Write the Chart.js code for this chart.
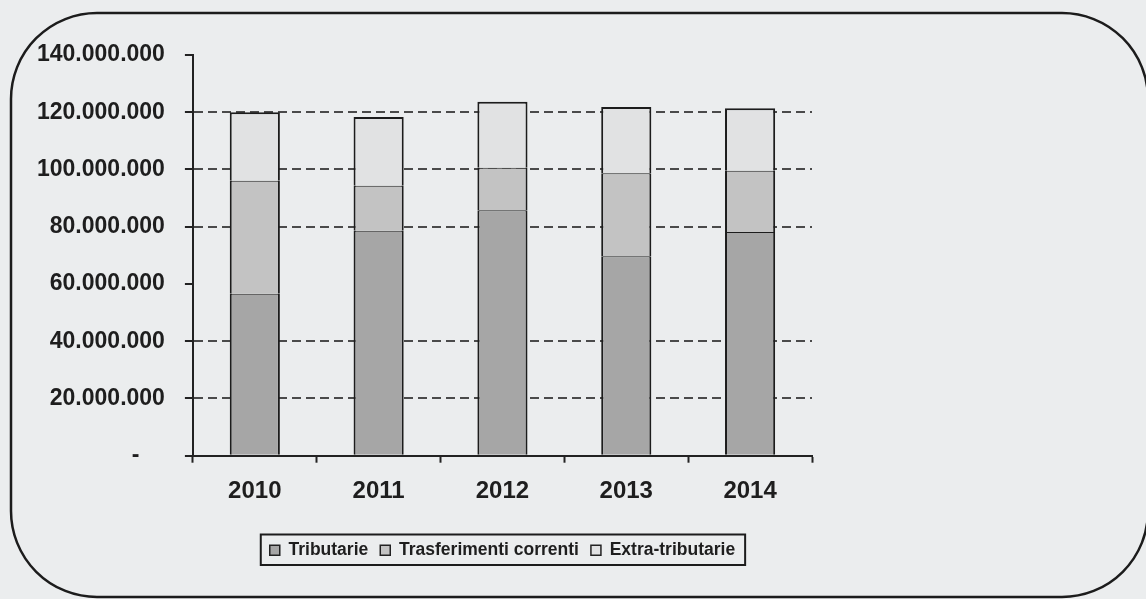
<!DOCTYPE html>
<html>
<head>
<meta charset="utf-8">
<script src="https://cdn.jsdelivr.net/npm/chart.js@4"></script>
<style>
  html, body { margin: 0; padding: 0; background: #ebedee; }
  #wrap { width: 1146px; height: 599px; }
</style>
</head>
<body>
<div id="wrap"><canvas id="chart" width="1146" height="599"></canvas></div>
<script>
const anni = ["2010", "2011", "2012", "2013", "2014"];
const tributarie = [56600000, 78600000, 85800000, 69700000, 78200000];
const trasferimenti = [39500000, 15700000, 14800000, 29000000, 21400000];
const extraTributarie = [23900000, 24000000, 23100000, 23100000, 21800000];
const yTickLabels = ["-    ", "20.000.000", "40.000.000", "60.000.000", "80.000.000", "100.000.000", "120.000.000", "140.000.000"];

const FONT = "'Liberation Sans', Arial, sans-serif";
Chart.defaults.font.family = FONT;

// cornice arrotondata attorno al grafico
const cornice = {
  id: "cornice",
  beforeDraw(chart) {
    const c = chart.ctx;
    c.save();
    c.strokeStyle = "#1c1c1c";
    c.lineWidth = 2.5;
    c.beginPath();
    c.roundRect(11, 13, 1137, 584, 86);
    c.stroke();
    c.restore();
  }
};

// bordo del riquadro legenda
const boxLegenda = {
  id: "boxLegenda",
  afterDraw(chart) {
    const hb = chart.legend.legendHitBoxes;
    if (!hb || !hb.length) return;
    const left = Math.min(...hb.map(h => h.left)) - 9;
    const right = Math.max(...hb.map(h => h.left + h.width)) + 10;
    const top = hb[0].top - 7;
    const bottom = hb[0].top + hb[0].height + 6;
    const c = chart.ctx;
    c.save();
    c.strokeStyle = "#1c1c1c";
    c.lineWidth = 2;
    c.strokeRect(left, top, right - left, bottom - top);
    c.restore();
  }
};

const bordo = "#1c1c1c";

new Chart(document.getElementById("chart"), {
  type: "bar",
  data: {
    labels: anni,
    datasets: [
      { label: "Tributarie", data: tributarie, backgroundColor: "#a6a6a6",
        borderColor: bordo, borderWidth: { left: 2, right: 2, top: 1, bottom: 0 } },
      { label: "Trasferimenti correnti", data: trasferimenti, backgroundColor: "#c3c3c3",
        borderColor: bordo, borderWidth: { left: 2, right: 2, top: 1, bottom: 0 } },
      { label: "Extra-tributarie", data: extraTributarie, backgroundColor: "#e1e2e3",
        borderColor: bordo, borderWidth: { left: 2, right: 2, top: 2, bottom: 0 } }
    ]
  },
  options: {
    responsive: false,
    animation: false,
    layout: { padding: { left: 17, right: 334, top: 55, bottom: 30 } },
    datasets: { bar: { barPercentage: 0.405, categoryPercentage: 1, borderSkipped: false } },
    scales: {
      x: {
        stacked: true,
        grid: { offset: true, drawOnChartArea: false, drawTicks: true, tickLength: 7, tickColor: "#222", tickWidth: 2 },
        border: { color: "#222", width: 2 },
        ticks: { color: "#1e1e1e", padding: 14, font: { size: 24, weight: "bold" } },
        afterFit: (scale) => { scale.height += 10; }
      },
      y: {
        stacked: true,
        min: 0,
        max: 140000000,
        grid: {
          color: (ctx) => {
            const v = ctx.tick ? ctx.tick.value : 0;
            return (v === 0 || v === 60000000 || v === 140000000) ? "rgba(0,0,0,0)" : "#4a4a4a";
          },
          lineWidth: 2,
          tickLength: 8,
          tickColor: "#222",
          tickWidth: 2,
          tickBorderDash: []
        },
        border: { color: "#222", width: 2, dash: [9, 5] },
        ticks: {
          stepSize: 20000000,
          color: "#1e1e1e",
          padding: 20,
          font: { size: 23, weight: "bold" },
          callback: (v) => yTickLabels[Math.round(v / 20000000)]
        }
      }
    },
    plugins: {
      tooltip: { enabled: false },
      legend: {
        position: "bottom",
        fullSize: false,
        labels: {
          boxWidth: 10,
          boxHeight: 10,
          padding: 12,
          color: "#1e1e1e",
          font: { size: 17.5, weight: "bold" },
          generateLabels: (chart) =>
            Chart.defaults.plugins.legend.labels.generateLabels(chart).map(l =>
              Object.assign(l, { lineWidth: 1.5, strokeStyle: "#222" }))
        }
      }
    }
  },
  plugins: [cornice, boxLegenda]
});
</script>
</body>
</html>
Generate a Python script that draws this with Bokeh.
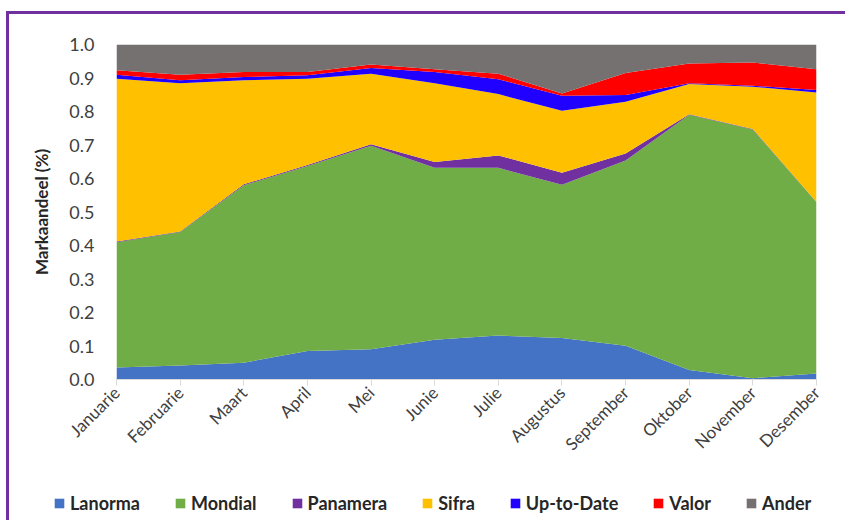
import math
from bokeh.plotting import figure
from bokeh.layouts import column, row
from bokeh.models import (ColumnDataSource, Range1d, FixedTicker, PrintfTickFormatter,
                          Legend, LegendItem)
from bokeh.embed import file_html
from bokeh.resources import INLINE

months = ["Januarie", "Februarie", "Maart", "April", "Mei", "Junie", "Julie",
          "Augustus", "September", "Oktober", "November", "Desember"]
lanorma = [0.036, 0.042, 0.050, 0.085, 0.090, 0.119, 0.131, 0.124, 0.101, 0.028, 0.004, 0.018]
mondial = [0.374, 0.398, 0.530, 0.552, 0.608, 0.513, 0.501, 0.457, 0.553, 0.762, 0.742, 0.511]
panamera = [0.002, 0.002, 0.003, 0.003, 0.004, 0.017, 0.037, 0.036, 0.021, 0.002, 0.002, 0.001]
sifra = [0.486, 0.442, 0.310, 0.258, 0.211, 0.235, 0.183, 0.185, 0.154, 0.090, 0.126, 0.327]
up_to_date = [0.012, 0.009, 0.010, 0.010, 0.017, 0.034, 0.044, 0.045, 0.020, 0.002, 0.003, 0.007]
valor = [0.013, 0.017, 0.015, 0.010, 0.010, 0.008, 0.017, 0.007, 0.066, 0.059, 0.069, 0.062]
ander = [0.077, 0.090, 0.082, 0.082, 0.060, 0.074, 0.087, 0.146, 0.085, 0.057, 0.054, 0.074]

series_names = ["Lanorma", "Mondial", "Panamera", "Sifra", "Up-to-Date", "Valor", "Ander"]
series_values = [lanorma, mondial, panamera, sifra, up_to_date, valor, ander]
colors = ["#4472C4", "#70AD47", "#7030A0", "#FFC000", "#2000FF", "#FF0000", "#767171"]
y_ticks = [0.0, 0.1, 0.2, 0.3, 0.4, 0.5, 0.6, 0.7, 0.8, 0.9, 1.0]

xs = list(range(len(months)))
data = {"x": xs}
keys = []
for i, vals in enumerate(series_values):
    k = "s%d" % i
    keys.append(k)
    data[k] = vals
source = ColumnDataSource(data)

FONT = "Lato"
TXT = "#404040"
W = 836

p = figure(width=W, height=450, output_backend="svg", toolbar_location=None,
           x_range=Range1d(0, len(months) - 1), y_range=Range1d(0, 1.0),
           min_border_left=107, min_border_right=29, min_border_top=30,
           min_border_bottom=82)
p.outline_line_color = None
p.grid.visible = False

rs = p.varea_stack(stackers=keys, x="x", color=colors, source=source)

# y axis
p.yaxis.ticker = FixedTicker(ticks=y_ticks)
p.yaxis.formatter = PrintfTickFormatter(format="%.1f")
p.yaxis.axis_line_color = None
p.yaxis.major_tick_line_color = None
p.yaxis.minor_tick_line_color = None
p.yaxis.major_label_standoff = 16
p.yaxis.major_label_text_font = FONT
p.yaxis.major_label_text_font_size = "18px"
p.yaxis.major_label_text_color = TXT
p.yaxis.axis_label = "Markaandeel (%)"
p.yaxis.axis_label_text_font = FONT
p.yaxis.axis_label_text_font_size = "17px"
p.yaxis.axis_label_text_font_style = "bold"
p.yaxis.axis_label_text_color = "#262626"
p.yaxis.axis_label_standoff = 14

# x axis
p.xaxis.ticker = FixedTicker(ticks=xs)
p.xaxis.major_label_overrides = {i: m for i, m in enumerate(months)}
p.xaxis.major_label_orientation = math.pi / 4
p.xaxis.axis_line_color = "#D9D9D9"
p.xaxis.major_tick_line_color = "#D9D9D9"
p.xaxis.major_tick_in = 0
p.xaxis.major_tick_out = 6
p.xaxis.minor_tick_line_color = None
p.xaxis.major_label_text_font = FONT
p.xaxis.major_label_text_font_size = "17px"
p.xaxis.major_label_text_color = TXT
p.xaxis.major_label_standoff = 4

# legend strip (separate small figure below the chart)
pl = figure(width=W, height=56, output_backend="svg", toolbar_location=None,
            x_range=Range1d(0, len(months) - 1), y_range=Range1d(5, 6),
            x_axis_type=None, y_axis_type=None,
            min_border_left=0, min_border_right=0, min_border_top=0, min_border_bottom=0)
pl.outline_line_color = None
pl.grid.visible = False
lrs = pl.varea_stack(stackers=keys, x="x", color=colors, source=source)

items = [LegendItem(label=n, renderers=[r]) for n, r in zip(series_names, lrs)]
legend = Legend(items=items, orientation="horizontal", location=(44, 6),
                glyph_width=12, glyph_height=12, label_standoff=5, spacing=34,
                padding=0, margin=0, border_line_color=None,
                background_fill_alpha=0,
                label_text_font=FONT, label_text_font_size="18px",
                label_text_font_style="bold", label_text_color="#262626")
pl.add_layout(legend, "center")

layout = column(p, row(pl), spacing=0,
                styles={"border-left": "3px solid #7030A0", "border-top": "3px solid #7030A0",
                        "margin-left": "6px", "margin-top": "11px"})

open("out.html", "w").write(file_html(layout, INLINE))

STATED GOAL: Set down again, exactly, the lines of the material above from its first line to the one with "Chart.defaults.font.family = FONT;", inclusive. Leave the pictures out.

FINISHED TASK:
Write the Chart.js code for this chart.
<!DOCTYPE html>
<html>
<head>
<meta charset="utf-8">
<script src="https://cdn.jsdelivr.net/npm/chart.js@4"></script>
<style>
  html, body { margin: 0; padding: 0; background: #ebedee; }
  #wrap { width: 1146px; height: 599px; }
</style>
</head>
<body>
<div id="wrap"><canvas id="chart" width="1146" height="599"></canvas></div>
<script>
const anni = ["2010", "2011", "2012", "2013", "2014"];
const tributarie = [56600000, 78600000, 85800000, 69700000, 78200000];
const trasferimenti = [39500000, 15700000, 14800000, 29000000, 21400000];
const extraTributarie = [23900000, 24000000, 23100000, 23100000, 21800000];
const yTickLabels = ["-    ", "20.000.000", "40.000.000", "60.000.000", "80.000.000", "100.000.000", "120.000.000", "140.000.000"];

const FONT = "'Liberation Sans', Arial, sans-serif";
Chart.defaults.font.family = FONT;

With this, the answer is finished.